**Instruction**
Keep the pictures out of the copy and repeat the records exactly.

-- start of Given entries --

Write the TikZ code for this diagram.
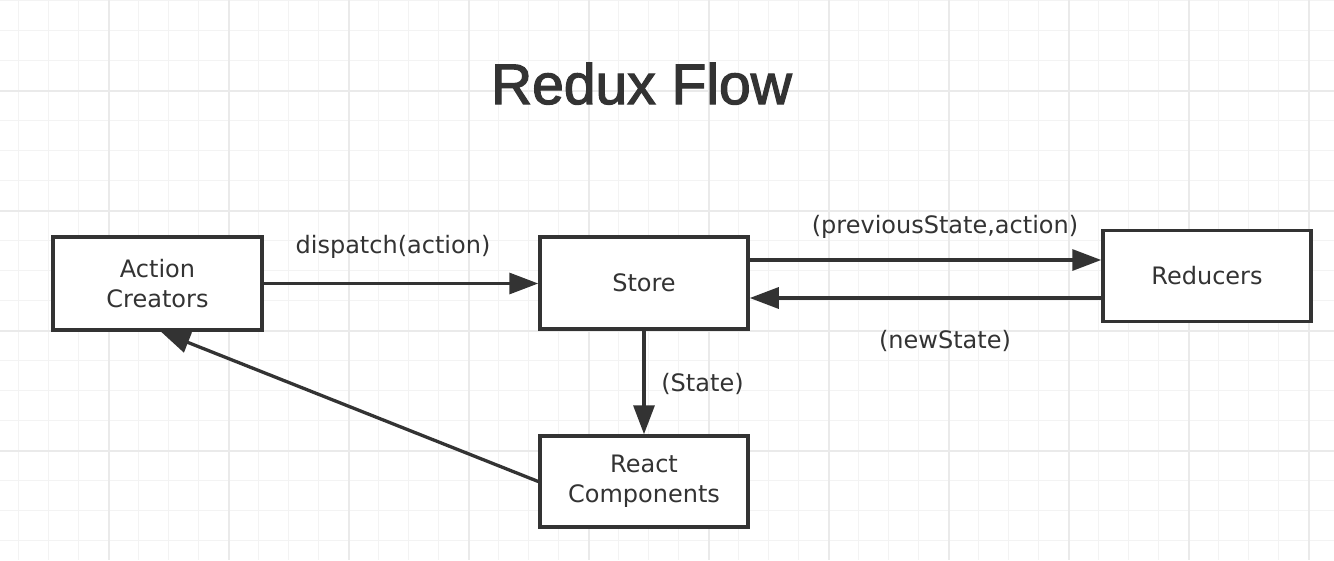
\documentclass[tikz,border=0pt]{standalone}
\usepackage{fontspec}
\setmainfont{DejaVu Sans}
\newfontfamily\titlefont{Liberation Sans}[FakeBold=2.2]
\usetikzlibrary{arrows.meta,calc}
\definecolor{ink}{HTML}{333333}
\definecolor{gridminor}{HTML}{F3F3F3}
\definecolor{gridmajor}{HTML}{EAEAEA}
\tikzset{
  box/.style={draw=ink, line width=3.5pt, fill=white, minimum width=208pt, minimum height=92pt, inner sep=0pt, align=center, text=ink, font=\fontsize{24}{30}\selectfont},
  arr/.style={draw=ink, line width=3.3pt, -{Triangle[length=29pt,width=21pt]}},
  lbl/.style={anchor=base, text=ink, inner sep=0pt, font=\fontsize{24}{30}\selectfont},
}
\begin{document}
\begin{tikzpicture}[x=1pt,y=-1pt]
\useasboundingbox (0,0) rectangle (1334,560);
\fill[white] (0,0) rectangle (1334,560);
% grid
\foreach \i in {0,...,43}{
  \draw[gridminor, line width=1.5pt] ({18.3+30*\i},0) -- ({18.3+30*\i},560);
}
\foreach \j in {0,...,18}{
  \draw[gridminor, line width=1.5pt] (0,{0.7+30*\j}) -- (1334,{0.7+30*\j});
}
\foreach \i in {0,...,10}{
  \draw[gridmajor, line width=1.6pt] ({109+120*\i},0) -- ({109+120*\i},560);
}
\foreach \j in {0,...,3}{
  \draw[gridmajor, line width=1.6pt] (0,{90.7+120*\j}) -- (1334,{90.7+120*\j});
}
% title
\node[anchor=base, text=ink, inner sep=0pt, font=\titlefont\fontsize{57}{60}\selectfont] (title) at (641.5,104) {Redux Flow};
% boxes
\node[box, minimum width=209pt, minimum height=93pt] (ac) at (157.5,283.5) {Action\\Creators};
\node[box] (store) at (644,283) {Store};
\node[box, minimum height=91pt] (red) at (1207,276) {Reducers};
\node[box, minimum height=91pt] (react) at (644,481.5) {React\\Components};
% connectors
\draw[arr] (ac.east) -- (ac.east -| store.west);
\coordinate (s1) at ([yshift=23pt]store.east);
\draw[arr] (s1) -- (s1 -| red.west);
\coordinate (s2) at ([yshift=-15pt]store.east);
\draw[arr] (s2 -| red.west) -- (s2);
\draw[arr] (store.south) -- (react.north);
\draw[arr] (react.west) -- ([xshift=3.5pt]ac.south);
% labels
\node[lbl] (l1) at (393,253) {dispatch(action)};
\node[lbl] (l2) at (945,233) {(previousState,action)};
\node[lbl] (l3) at (945,348) {(newState)};
\node[lbl] (l4) at (702.5,391) {(State)};
\end{tikzpicture}
\end{document}
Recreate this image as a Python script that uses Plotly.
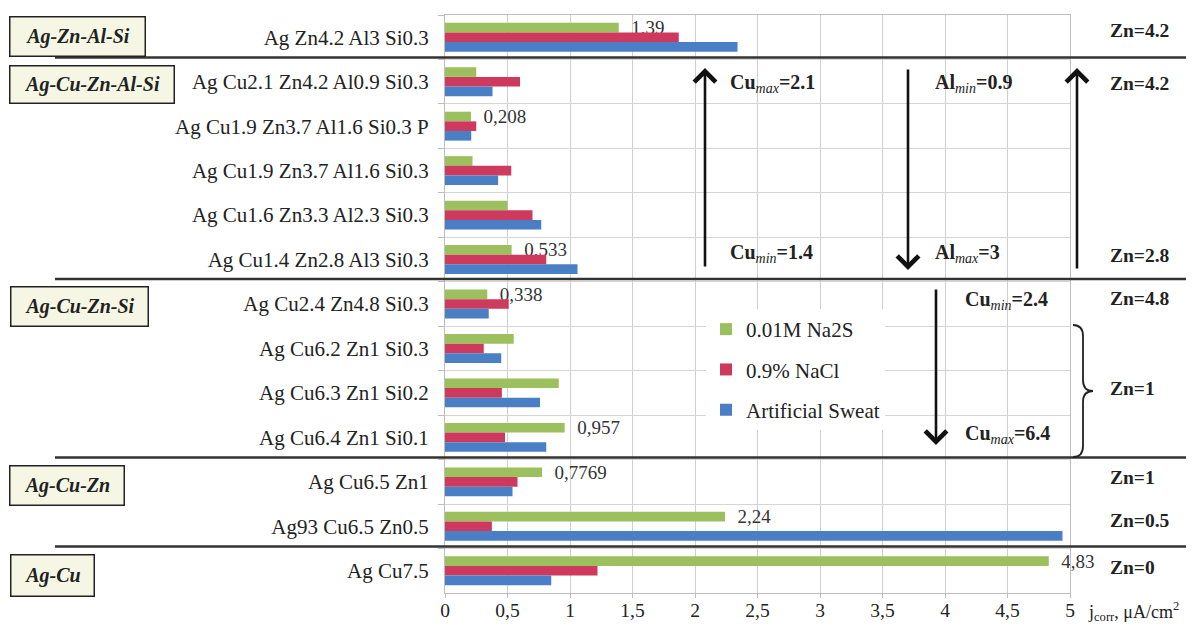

-- end of Given entries --

**Solution**
Write the TikZ code for this diagram.
\documentclass[tikz,border=0pt]{standalone}
\usepackage{fontspec}
\setmainfont{DejaVu Sans}
\newfontfamily\titlefont{Liberation Sans}[FakeBold=2.2]
\usetikzlibrary{arrows.meta,calc}
\definecolor{ink}{HTML}{333333}
\definecolor{gridminor}{HTML}{F3F3F3}
\definecolor{gridmajor}{HTML}{EAEAEA}
\tikzset{
  box/.style={draw=ink, line width=3.5pt, fill=white, minimum width=208pt, minimum height=92pt, inner sep=0pt, align=center, text=ink, font=\fontsize{24}{30}\selectfont},
  arr/.style={draw=ink, line width=3.3pt, -{Triangle[length=29pt,width=21pt]}},
  lbl/.style={anchor=base, text=ink, inner sep=0pt, font=\fontsize{24}{30}\selectfont},
}
\begin{document}
\begin{tikzpicture}[x=1pt,y=-1pt]
\useasboundingbox (0,0) rectangle (1334,560);
\fill[white] (0,0) rectangle (1334,560);
% grid
\foreach \i in {0,...,43}{
  \draw[gridminor, line width=1.5pt] ({18.3+30*\i},0) -- ({18.3+30*\i},560);
}
\foreach \j in {0,...,18}{
  \draw[gridminor, line width=1.5pt] (0,{0.7+30*\j}) -- (1334,{0.7+30*\j});
}
\foreach \i in {0,...,10}{
  \draw[gridmajor, line width=1.6pt] ({109+120*\i},0) -- ({109+120*\i},560);
}
\foreach \j in {0,...,3}{
  \draw[gridmajor, line width=1.6pt] (0,{90.7+120*\j}) -- (1334,{90.7+120*\j});
}
% title
\node[anchor=base, text=ink, inner sep=0pt, font=\titlefont\fontsize{57}{60}\selectfont] (title) at (641.5,104) {Redux Flow};
% boxes
\node[box, minimum width=209pt, minimum height=93pt] (ac) at (157.5,283.5) {Action\\Creators};
\node[box] (store) at (644,283) {Store};
\node[box, minimum height=91pt] (red) at (1207,276) {Reducers};
\node[box, minimum height=91pt] (react) at (644,481.5) {React\\Components};
% connectors
\draw[arr] (ac.east) -- (ac.east -| store.west);
\coordinate (s1) at ([yshift=23pt]store.east);
\draw[arr] (s1) -- (s1 -| red.west);
\coordinate (s2) at ([yshift=-15pt]store.east);
\draw[arr] (s2 -| red.west) -- (s2);
\draw[arr] (store.south) -- (react.north);
\draw[arr] (react.west) -- ([xshift=3.5pt]ac.south);
% labels
\node[lbl] (l1) at (393,253) {dispatch(action)};
\node[lbl] (l2) at (945,233) {(previousState,action)};
\node[lbl] (l3) at (945,348) {(newState)};
\node[lbl] (l4) at (702.5,391) {(State)};
\end{tikzpicture}
\end{document}
Recreate this image as a Python script that uses Plotly.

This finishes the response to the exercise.